**Given instruction**
An exact copy of all the data is required, with pictures left out.

**Data block**
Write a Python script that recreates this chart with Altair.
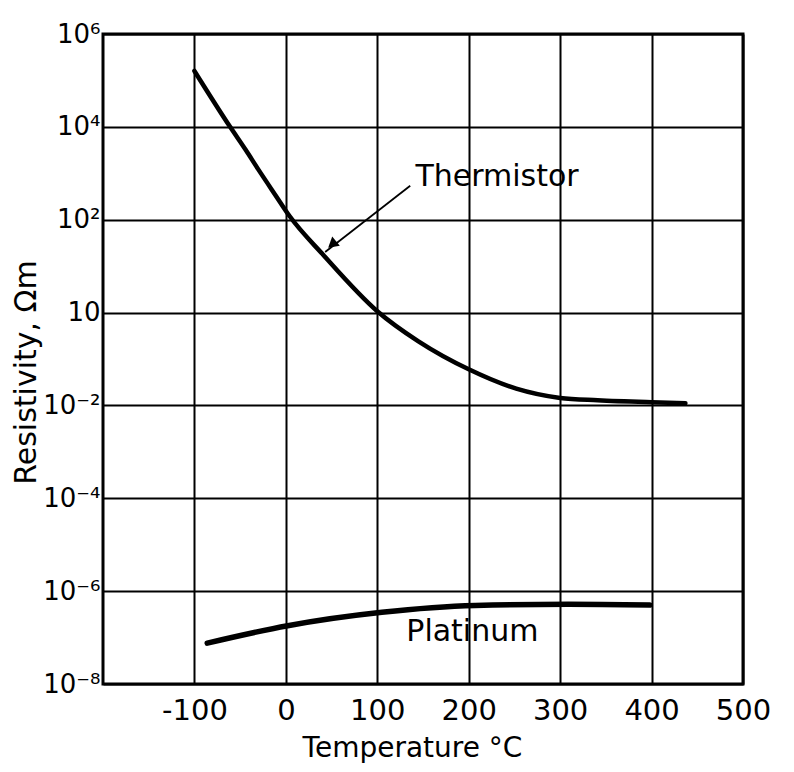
import altair as alt
import pandas as pd

# ---- data ----
therm_temp = [-100, -61, -44, -30, -11, 4, 41, 100, 145, 200, 252, 300, 341, 400, 437]
therm_rho = [1.6e5, 1.0e4, 3.2e3, 1.2e3, 3.3e2, 1.2e2, 17.4, 1.07, 0.24, 0.060, 0.023, 0.0145, 0.0129, 0.0117, 0.0112]

plat_temp = [-86, 2, 105, 207, 309, 398]
plat_rho = [7.6e-8, 1.8e-7, 3.5e-7, 4.9e-7, 5.2e-7, 5.0e-7]

x_ticks = [-100, 0, 100, 200, 300, 400, 500]
y_ticks = [1e-8, 1e-6, 1e-4, 1e-2, 1, 1e2, 1e4, 1e6]
y_tick_labels = ["10⁻⁸", "10⁻⁶", "10⁻⁴", "10⁻²", "10", "10²", "10⁴", "10⁶"]
y_exps = [-8, -6, -4, -2, 0, 2, 4, 6]

label_names = ["Thermistor", "Platinum"]
label_temp = [231, 204]
label_rho = [830, 1.3e-7]

arrow_temp = [136, 43]
arrow_rho = [537, 20.2]
arrow_head_temp = [52]
arrow_head_rho = [31]

FONT = "DejaVu Sans"

therm = pd.DataFrame({"t": therm_temp, "r": therm_rho})
plat = pd.DataFrame({"t": plat_temp, "r": plat_rho})
labels = pd.DataFrame({"name": label_names, "t": label_temp, "r": label_rho})
arrow = pd.DataFrame({"t": arrow_temp, "r": arrow_rho})
head = pd.DataFrame({"t": arrow_head_temp, "r": arrow_head_rho})

# label expression for y tick labels
expr = "''"
for e, lab in zip(y_exps, y_tick_labels):
    expr = f"(round(log(datum.value)/LN10) == {e}) ? '{lab}' : ({expr})"

xscale = alt.Scale(domain=[-200, 500], nice=False, zero=False)
yscale = alt.Scale(type="log", domain=[1e-8, 1e6], nice=False)

xenc = alt.X("t:Q", scale=xscale, axis=alt.Axis(
    values=x_ticks, title="Temperature °C",
    labelExpr="datum.value < 0 ? '-' + format(-datum.value, 'd') : format(datum.value, 'd')",
    labelFontSize=29, labelFont=FONT, labelColor="black", labelPadding=12,
    labelFlush=False, labelOverlap=False, labelBound=False,
    titleFontSize=28, titleFont=FONT, titleFontWeight="normal", titleColor="black",
    titleX=309, titleY=72, titleBaseline="alphabetic", titleAnchor="start", titleAlign="center",
    grid=True, gridColor="black", gridWidth=2, gridOpacity=1,
    domain=False, ticks=False))
yenc = alt.Y("r:Q", scale=yscale, axis=alt.Axis(
    values=y_ticks, title="Resistivity, Ωm",
    labelExpr=expr,
    labelFontSize=26, labelFont=FONT, labelColor="black", labelPadding=3,
    labelFlush=False, labelOverlap=False, labelBound=False, labelBaseline="middle",
    titleFontSize=30, titleFont=FONT, titleFontWeight="normal", titleColor="black",
    titleX=-68, titleY=338, titleAngle=270, titleBaseline="alphabetic", titleAlign="center",
    grid=True, gridColor="black", gridWidth=2, gridOpacity=1,
    domain=False, ticks=False))

base_x = alt.X("t:Q", scale=xscale)
base_y = alt.Y("r:Q", scale=yscale)

therm_line = alt.Chart(therm).mark_line(color="black", strokeWidth=4.5, interpolate="monotone",
                                         strokeCap="round").encode(x=xenc, y=yenc)
plat_line = alt.Chart(plat).mark_line(color="black", strokeWidth=5.5, interpolate="monotone",
                                       strokeCap="round").encode(x=base_x, y=base_y)
arrow_line = alt.Chart(arrow).mark_line(color="black", strokeWidth=1.8).encode(x=base_x, y=base_y)
arrow_head = alt.Chart(head).mark_point(shape="triangle", filled=True, color="black", size=140,
                                        angle=230, opacity=1).encode(x=base_x, y=base_y)
texts = alt.Chart(labels).mark_text(font=FONT, fontSize=30, color="black", align="center",
                                    baseline="middle").encode(x=base_x, y=base_y, text="name:N")

chart = alt.layer(therm_line, plat_line, arrow_line, arrow_head, texts).properties(
    width=640, height=650,
    autosize=alt.AutoSizeParams(type="none"),
    padding={"left": 95, "top": 26, "right": 40, "bottom": 80},
    background="white",
).configure_view(stroke="black", strokeWidth=3)

chart.save("out.html", embed_options={"renderer": "svg", "actions": False})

**Expected answer**
Write a Python script that recreates this chart with Altair.
import altair as alt
import pandas as pd

# ---- data ----
therm_temp = [-100, -61, -44, -30, -11, 4, 41, 100, 145, 200, 252, 300, 341, 400, 437]
therm_rho = [1.6e5, 1.0e4, 3.2e3, 1.2e3, 3.3e2, 1.2e2, 17.4, 1.07, 0.24, 0.060, 0.023, 0.0145, 0.0129, 0.0117, 0.0112]

plat_temp = [-86, 2, 105, 207, 309, 398]
plat_rho = [7.6e-8, 1.8e-7, 3.5e-7, 4.9e-7, 5.2e-7, 5.0e-7]

x_ticks = [-100, 0, 100, 200, 300, 400, 500]
y_ticks = [1e-8, 1e-6, 1e-4, 1e-2, 1, 1e2, 1e4, 1e6]
y_tick_labels = ["10⁻⁸", "10⁻⁶", "10⁻⁴", "10⁻²", "10", "10²", "10⁴", "10⁶"]
y_exps = [-8, -6, -4, -2, 0, 2, 4, 6]

label_names = ["Thermistor", "Platinum"]
label_temp = [231, 204]
label_rho = [830, 1.3e-7]

arrow_temp = [136, 43]
arrow_rho = [537, 20.2]
arrow_head_temp = [52]
arrow_head_rho = [31]

FONT = "DejaVu Sans"

therm = pd.DataFrame({"t": therm_temp, "r": therm_rho})
plat = pd.DataFrame({"t": plat_temp, "r": plat_rho})
labels = pd.DataFrame({"name": label_names, "t": label_temp, "r": label_rho})
arrow = pd.DataFrame({"t": arrow_temp, "r": arrow_rho})
head = pd.DataFrame({"t": arrow_head_temp, "r": arrow_head_rho})

# label expression for y tick labels
expr = "''"
for e, lab in zip(y_exps, y_tick_labels):
    expr = f"(round(log(datum.value)/LN10) == {e}) ? '{lab}' : ({expr})"

xscale = alt.Scale(domain=[-200, 500], nice=False, zero=False)
yscale = alt.Scale(type="log", domain=[1e-8, 1e6], nice=False)

xenc = alt.X("t:Q", scale=xscale, axis=alt.Axis(
    values=x_ticks, title="Temperature °C",
    labelExpr="datum.value < 0 ? '-' + format(-datum.value, 'd') : format(datum.value, 'd')",
    labelFontSize=29, labelFont=FONT, labelColor="black", labelPadding=12,
    labelFlush=False, labelOverlap=False, labelBound=False,
    titleFontSize=28, titleFont=FONT, titleFontWeight="normal", titleColor="black",
    titleX=309, titleY=72, titleBaseline="alphabetic", titleAnchor="start", titleAlign="center",
    grid=True, gridColor="black", gridWidth=2, gridOpacity=1,
    domain=False, ticks=False))
yenc = alt.Y("r:Q", scale=yscale, axis=alt.Axis(
    values=y_ticks, title="Resistivity, Ωm",
    labelExpr=expr,
    labelFontSize=26, labelFont=FONT, labelColor="black", labelPadding=3,
    labelFlush=False, labelOverlap=False, labelBound=False, labelBaseline="middle",
    titleFontSize=30, titleFont=FONT, titleFontWeight="normal", titleColor="black",
    titleX=-68, titleY=338, titleAngle=270, titleBaseline="alphabetic", titleAlign="center",
    grid=True, gridColor="black", gridWidth=2, gridOpacity=1,
    domain=False, ticks=False))

base_x = alt.X("t:Q", scale=xscale)
base_y = alt.Y("r:Q", scale=yscale)

therm_line = alt.Chart(therm).mark_line(color="black", strokeWidth=4.5, interpolate="monotone",
                                         strokeCap="round").encode(x=xenc, y=yenc)
plat_line = alt.Chart(plat).mark_line(color="black", strokeWidth=5.5, interpolate="monotone",
                                       strokeCap="round").encode(x=base_x, y=base_y)
arrow_line = alt.Chart(arrow).mark_line(color="black", strokeWidth=1.8).encode(x=base_x, y=base_y)
arrow_head = alt.Chart(head).mark_point(shape="triangle", filled=True, color="black", size=140,
                                        angle=230, opacity=1).encode(x=base_x, y=base_y)
texts = alt.Chart(labels).mark_text(font=FONT, fontSize=30, color="black", align="center",
                                    baseline="middle").encode(x=base_x, y=base_y, text="name:N")

chart = alt.layer(therm_line, plat_line, arrow_line, arrow_head, texts).properties(
    width=640, height=650,
    autosize=alt.AutoSizeParams(type="none"),
    padding={"left": 95, "top": 26, "right": 40, "bottom": 80},
    background="white",
).configure_view(stroke="black", strokeWidth=3)

chart.save("out.html", embed_options={"renderer": "svg", "actions": False})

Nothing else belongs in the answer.